YEARS AGO
YEARS AGO
Today is Friday, Sept. 4, the 247th day of 2015. There are 118 days left in the year.
ASSOCIATED PRESS
On this date in:
1781: Los Angeles is founded by Spanish settlers under the leadership of Governor Felipe de Neve.
1888: George Eastman receives a patent for his roll-film box camera and registers his trademark: “Kodak.”
1951: President Harry S. Truman addresses the nation from the Japanese peace-treaty conference in San Francisco in the first live, coast-to-coast television broadcast.
1957: Arkansas Gov. Orval Faubus uses Arkansas National Guardsmen to prevent nine black students from entering all-white Central High School in Little Rock.
Ford Motor Co. begins selling its ill-fated Edsel.
1972: U.S. swimmer Mark Spitz wins a seventh gold medal at the Munich Olympics, in the 400-meter medley relay.
1974: The United States establishes diplomatic relations with East Germany.
2010: Six days after Hurricane Katrina left a devastated New Orleans in chaos, police storm the Danziger Bridge, shooting and killing two unarmed people and wounding four others. (Five New Orleans police officers were found guilty of civil- rights violations in connection with the shootings; however, a federal judge threw out those convictions in September 2013 and ordered a new trial, concluding the case had been tainted by “grotesque prosecutorial misconduct.”)
2014: Joan Rivers, the raucous, acid-tongued comedian who crashed the male-dominated realm of late-night talk shows, dies at a New York hospital at age 81, a week after going into cardiac arrest in a doctor’s office during a routine medical procedure.
VINDICATOR FILES
1990: The 144th Canfield Fair is the first in at least 25 years without a single day of rain, but it still falls short of breaking the 1979 record attendance of 539,437 by nearly 65,000.
Mahmoud Massri, 32, of 135 Madison Ave. on Youngstown’s North Side is arrested by FBI agents who say he operated a makeshift telephone switchboard from his apartment that allowed Palestinians in Israel to make calls to Palestinians in Arab countries, skirting Israeli law and purportedly defrauding American telephone companies of fees.
St. Rose Church in Girard will have its fourth annual Octoberfest, which will include a polka Mass with music by Del Rezek.
1975: Youngstown City Council says it will investigate charges by the Fraternal Order of Police that Chief Donald Baker has caused “a severe lack of morale” in the department.
Youngstown Mayor Jack C. Hunter has asked the city law department to determine the legality of a “zoo” maintained by Dr. Richard Murray at his Glenwood Avenue home and office. If the city has no ordinance regulating the keeping of wild animals, Hunter wants the law department to draft one.
Despite the efforts of 100 firemen from five departments, fire destroys a large warehouse at Barth Farms on Western Reserve Road. The fire was kept from spreading to nearby buildings housing 13,000 hens and 15,000 young turkeys. No livestock was lost.

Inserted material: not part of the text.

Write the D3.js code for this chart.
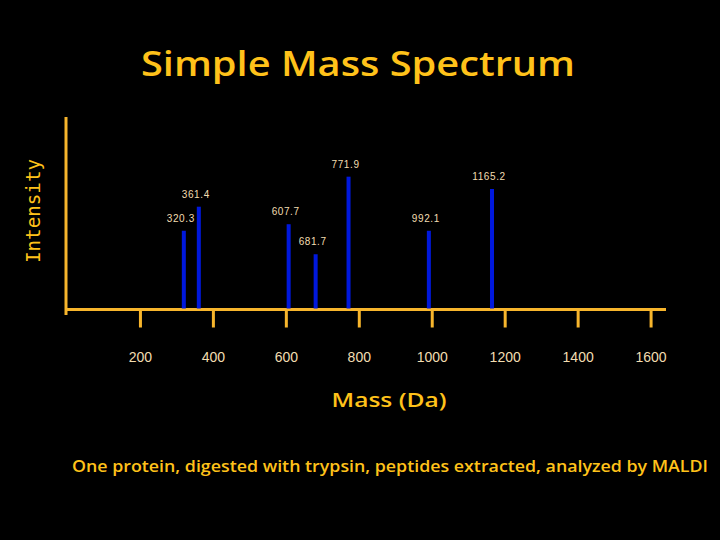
<!DOCTYPE html>
<html>
<head>
<meta charset="utf-8">
<script src="https://cdn.jsdelivr.net/npm/d3@7"></script>
<style>
html,body{margin:0;padding:0;background:#000;}
svg{display:block;}
</style>
</head>
<body>
<script>
const masses = [320.3, 361.4, 607.7, 681.7, 771.9, 992.1, 1165.2];
const intensities = [40.9, 53.4, 44.3, 28.7, 69.0, 40.9, 62.6];
const xTicks = [200, 400, 600, 800, 1000, 1200, 1400, 1600];
const titleText = "Simple Mass Spectrum";
const xLabel = "Mass (Da)";
const yLabel = "Intensity";
const caption = "One protein, digested with trypsin, peptides extracted, analyzed by MALDI";

const W = 720, H = 540;
const gold = "#FFC21A", axisCol = "#F7B52C", tickText = "#F2DDB0";

const svg = d3.select("body").append("svg").attr("width", W).attr("height", H)
  .style("background", "#000");

const x = d3.scaleLinear().domain([0, 1645]).range([67, 667]);
const y = d3.scaleLinear().domain([0, 100]).range([309.5, 117]);

// title
svg.append("text").attr("x", 358).attr("y", 76).attr("text-anchor", "middle")
  .attr("font-family", "'Open Sans', sans-serif").attr("font-size", 34).attr("font-weight", 600)
  .attr("fill", gold).attr("textLength", 434).attr("lengthAdjust", "spacingAndGlyphs")
  .text(titleText);

// y axis line
svg.append("line").attr("x1", 66).attr("x2", 66).attr("y1", 117).attr("y2", 315)
  .attr("stroke", axisCol).attr("stroke-width", 3);

// x axis
const gx = svg.append("g").attr("transform", "translate(0,309.5)")
  .call(d3.axisBottom(x).tickValues(xTicks).tickSize(18).tickSizeOuter(0).tickFormat(d3.format("d")));
gx.select(".domain").attr("stroke", axisCol).attr("stroke-width", 3)
  .attr("d", `M66,0H666`);
gx.selectAll(".tick line").attr("stroke", axisCol).attr("stroke-width", 3);
gx.selectAll(".tick text").attr("y", 52.5).attr("dy", null)
  .attr("fill", tickText).attr("font-family", "'Liberation Sans', Arial, sans-serif")
  .attr("font-size", 14);

// bars
const data = masses.map((m, i) => ({m, v: intensities[i]}));
svg.selectAll("rect.bar").data(data).enter().append("rect").attr("class", "bar")
  .attr("x", d => x(d.m) - 2).attr("width", 4)
  .attr("y", d => y(d.v)).attr("height", d => y(0) - y(d.v) - 1)
  .attr("fill", "#0018DC");

// peak labels
svg.selectAll("text.pk").data(data).enter().append("text").attr("class", "pk")
  .attr("x", d => x(d.m) - 3).attr("y", d => y(d.v) - 9)
  .attr("text-anchor", "middle").attr("fill", tickText)
  .attr("font-family", "'Liberation Sans', Arial, sans-serif").attr("font-size", 10)
  .attr("letter-spacing", 0.6)
  .text(d => d3.format(".1f")(d.m));

// y label
svg.append("text").attr("transform", "translate(40,211) rotate(-90)")
  .attr("text-anchor", "middle").attr("fill", gold)
  .attr("font-family", "'DejaVu Sans Mono', monospace").attr("font-size", 19)
  .attr("textLength", 104).attr("lengthAdjust", "spacingAndGlyphs")
  .text(yLabel);

// x label
svg.append("text").attr("x", 389).attr("y", 407).attr("text-anchor", "middle")
  .attr("fill", gold).attr("font-family", "'Open Sans', sans-serif").attr("font-size", 20)
  .attr("font-weight", 600)
  .attr("textLength", 115).attr("lengthAdjust", "spacingAndGlyphs")
  .text(xLabel);

// caption
svg.append("text").attr("x", 390).attr("y", 472).attr("text-anchor", "middle")
  .attr("fill", gold).attr("font-family", "'Open Sans', sans-serif").attr("font-size", 17)
  .attr("font-weight", 600)
  .attr("textLength", 636).attr("lengthAdjust", "spacingAndGlyphs")
  .text(caption);
</script>
</body>
</html>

1965: Speaking to Northeast Ohio reporters in Cleveland, Paul F. Lorenz, general manager of Ford’s Lincoln-Mercury division, predicts that 1966 will be another record year for U.S. auto production.
A new first-day attendance record of 42,380 is set at the 119th Canfield Fair.
Carole Haus of Calla Road, south of Canfield, who works at Farmers National Bank, is crowned “Apple Queen” at the Canfield Fair.
Dr. Frank Laubach, 81, president of the Laubach Literacy Fund, speaks at Trinity Methodist Church in Youngstown. Over 35 years, his phonetic approach to teaching literacy has been applied to 312 languages and dialects.
1940: The federal low-cost housing program is portrayed by Langdon Post, a consultant for the U.S. Housing Authority, as a method of eliminating “breeding grounds for Hitler, Mussolini and Stalin” while Atty. T. Lamar Jackson assails it as “socially, economically and politically unsound” during a debate on the proposed McGuffey low-cost housing program on WFMJ radio.
Gus Hall (Arvo Halburg until he legally changed his name in 1938) says he plans to run for county commissioner, and he objects to Judge Erskine Maiden’s temporary injunction preventing election officials from verifying names on the petitions of Communist candidates.
Because of complaints from parents and patriotic societies that the outstretched-arm salute during the pledge of allegiance to the Stars and Stripes duplicates the salute of dictator nations, the Pittsburgh city schools have abandoned the gesture during the pledge.